(WORK TO COMPLETE): Below is a block of records. Copy every line in it that contains the word "this".

(LISTING):
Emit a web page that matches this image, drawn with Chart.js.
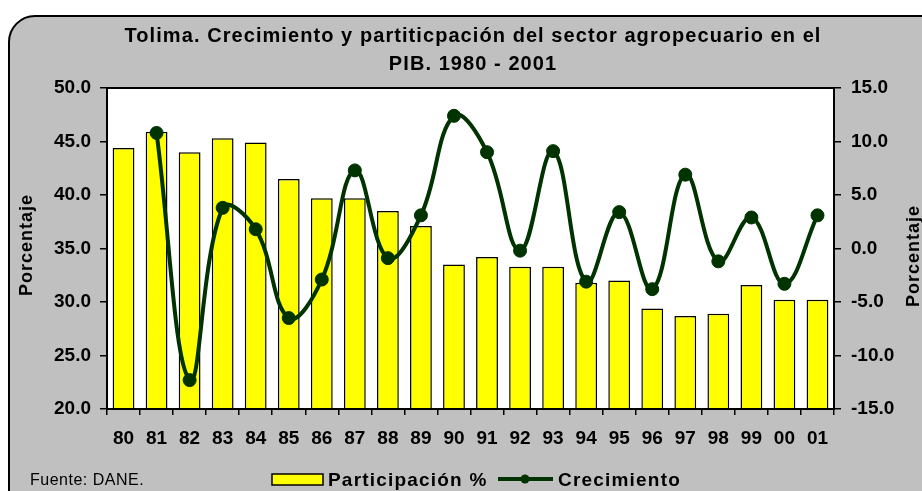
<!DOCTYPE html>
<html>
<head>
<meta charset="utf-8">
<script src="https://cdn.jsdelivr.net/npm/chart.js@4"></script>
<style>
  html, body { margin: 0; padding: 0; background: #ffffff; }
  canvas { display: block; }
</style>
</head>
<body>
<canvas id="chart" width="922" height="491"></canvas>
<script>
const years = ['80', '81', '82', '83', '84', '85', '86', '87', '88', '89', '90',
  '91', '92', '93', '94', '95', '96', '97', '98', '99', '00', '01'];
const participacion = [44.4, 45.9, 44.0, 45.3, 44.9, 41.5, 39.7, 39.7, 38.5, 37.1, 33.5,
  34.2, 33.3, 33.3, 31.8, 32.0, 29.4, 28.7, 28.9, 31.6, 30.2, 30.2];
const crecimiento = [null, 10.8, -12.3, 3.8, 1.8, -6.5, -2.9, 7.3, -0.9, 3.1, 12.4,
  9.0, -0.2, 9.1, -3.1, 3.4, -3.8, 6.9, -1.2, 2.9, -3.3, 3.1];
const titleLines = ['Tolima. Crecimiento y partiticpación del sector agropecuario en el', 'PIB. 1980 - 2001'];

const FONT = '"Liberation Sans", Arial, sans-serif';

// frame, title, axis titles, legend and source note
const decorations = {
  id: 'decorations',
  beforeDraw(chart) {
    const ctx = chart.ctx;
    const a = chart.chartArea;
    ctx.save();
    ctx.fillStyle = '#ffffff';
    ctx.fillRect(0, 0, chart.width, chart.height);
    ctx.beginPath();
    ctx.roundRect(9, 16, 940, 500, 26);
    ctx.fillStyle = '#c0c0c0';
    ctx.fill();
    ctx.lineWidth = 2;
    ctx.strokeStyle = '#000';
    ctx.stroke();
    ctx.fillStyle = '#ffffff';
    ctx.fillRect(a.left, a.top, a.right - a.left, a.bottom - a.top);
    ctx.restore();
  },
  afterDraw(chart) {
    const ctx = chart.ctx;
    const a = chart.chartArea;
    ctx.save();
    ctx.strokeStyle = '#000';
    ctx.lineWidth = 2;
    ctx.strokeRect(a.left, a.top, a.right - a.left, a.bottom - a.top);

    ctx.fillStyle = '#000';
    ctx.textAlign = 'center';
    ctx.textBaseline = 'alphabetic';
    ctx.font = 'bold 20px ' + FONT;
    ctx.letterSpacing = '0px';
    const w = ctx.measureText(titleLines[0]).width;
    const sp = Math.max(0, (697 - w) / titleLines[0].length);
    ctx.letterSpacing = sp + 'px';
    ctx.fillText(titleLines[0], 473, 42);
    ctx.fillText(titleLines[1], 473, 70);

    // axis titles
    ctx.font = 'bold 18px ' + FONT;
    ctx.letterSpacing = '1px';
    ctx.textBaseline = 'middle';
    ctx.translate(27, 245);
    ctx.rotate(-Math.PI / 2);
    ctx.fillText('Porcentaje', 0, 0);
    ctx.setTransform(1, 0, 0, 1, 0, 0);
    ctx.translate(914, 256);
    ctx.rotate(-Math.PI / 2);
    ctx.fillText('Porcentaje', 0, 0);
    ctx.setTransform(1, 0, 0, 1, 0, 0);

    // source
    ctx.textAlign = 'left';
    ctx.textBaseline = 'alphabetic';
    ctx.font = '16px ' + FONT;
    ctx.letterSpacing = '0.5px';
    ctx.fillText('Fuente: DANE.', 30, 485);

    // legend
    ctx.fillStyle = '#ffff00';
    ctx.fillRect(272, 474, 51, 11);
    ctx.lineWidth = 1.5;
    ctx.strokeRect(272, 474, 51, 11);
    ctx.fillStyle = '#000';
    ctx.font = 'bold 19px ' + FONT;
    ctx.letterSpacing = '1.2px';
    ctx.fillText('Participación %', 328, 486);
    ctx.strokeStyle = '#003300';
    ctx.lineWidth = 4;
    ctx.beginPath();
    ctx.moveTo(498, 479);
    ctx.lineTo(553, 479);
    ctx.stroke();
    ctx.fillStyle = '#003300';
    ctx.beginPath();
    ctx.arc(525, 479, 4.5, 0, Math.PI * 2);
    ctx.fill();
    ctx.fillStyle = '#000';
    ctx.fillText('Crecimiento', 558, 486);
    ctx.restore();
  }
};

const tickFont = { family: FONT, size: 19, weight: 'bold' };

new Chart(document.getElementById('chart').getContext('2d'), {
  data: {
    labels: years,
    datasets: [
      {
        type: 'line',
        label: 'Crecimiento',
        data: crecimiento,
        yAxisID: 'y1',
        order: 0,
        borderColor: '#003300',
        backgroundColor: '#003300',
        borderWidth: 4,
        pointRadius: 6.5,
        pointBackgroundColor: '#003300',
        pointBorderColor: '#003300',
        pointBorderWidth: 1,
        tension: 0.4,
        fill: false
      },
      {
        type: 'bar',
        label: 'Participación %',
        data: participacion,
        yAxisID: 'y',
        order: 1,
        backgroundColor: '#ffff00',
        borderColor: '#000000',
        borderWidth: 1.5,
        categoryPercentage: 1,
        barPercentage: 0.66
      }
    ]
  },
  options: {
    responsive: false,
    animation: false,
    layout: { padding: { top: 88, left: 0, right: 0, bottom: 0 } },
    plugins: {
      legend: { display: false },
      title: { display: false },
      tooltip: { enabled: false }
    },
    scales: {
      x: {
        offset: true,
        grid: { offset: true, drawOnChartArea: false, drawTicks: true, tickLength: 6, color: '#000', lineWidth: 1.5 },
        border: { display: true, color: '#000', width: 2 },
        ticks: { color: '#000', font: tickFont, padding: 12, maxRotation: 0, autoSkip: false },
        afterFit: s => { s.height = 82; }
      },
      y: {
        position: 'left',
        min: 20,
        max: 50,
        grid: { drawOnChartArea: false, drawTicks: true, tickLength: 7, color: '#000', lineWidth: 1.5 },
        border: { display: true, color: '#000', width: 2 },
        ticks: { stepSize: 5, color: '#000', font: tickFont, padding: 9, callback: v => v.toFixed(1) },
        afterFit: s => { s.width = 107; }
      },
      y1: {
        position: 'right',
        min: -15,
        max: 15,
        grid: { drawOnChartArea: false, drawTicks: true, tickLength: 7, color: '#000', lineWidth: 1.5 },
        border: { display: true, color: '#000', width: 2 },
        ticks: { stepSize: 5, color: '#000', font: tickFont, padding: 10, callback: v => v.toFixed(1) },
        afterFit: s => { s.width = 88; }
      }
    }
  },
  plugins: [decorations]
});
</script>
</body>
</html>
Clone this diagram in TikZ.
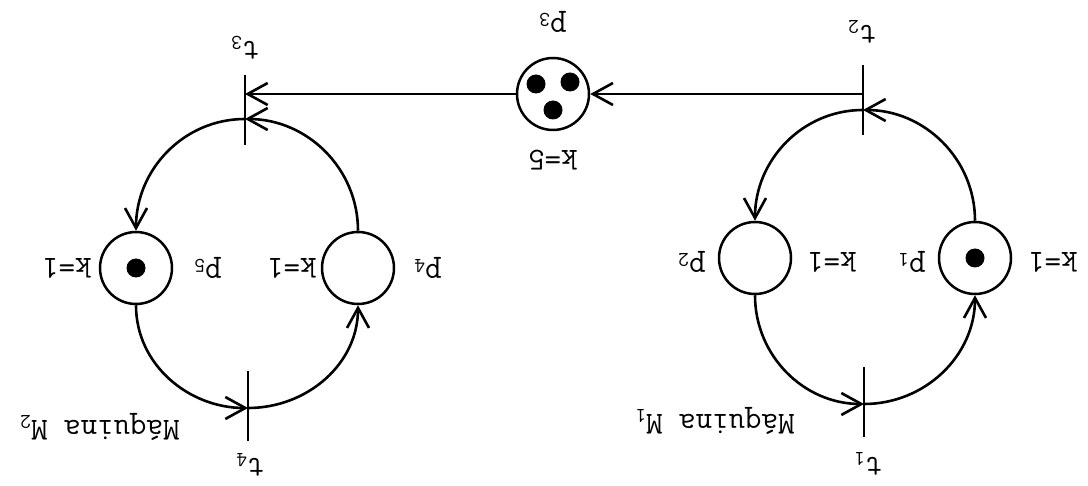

(TASK RESPONSE):
Emit a web page that matches this image, drawn with Chart.js.
Clone this diagram in TikZ.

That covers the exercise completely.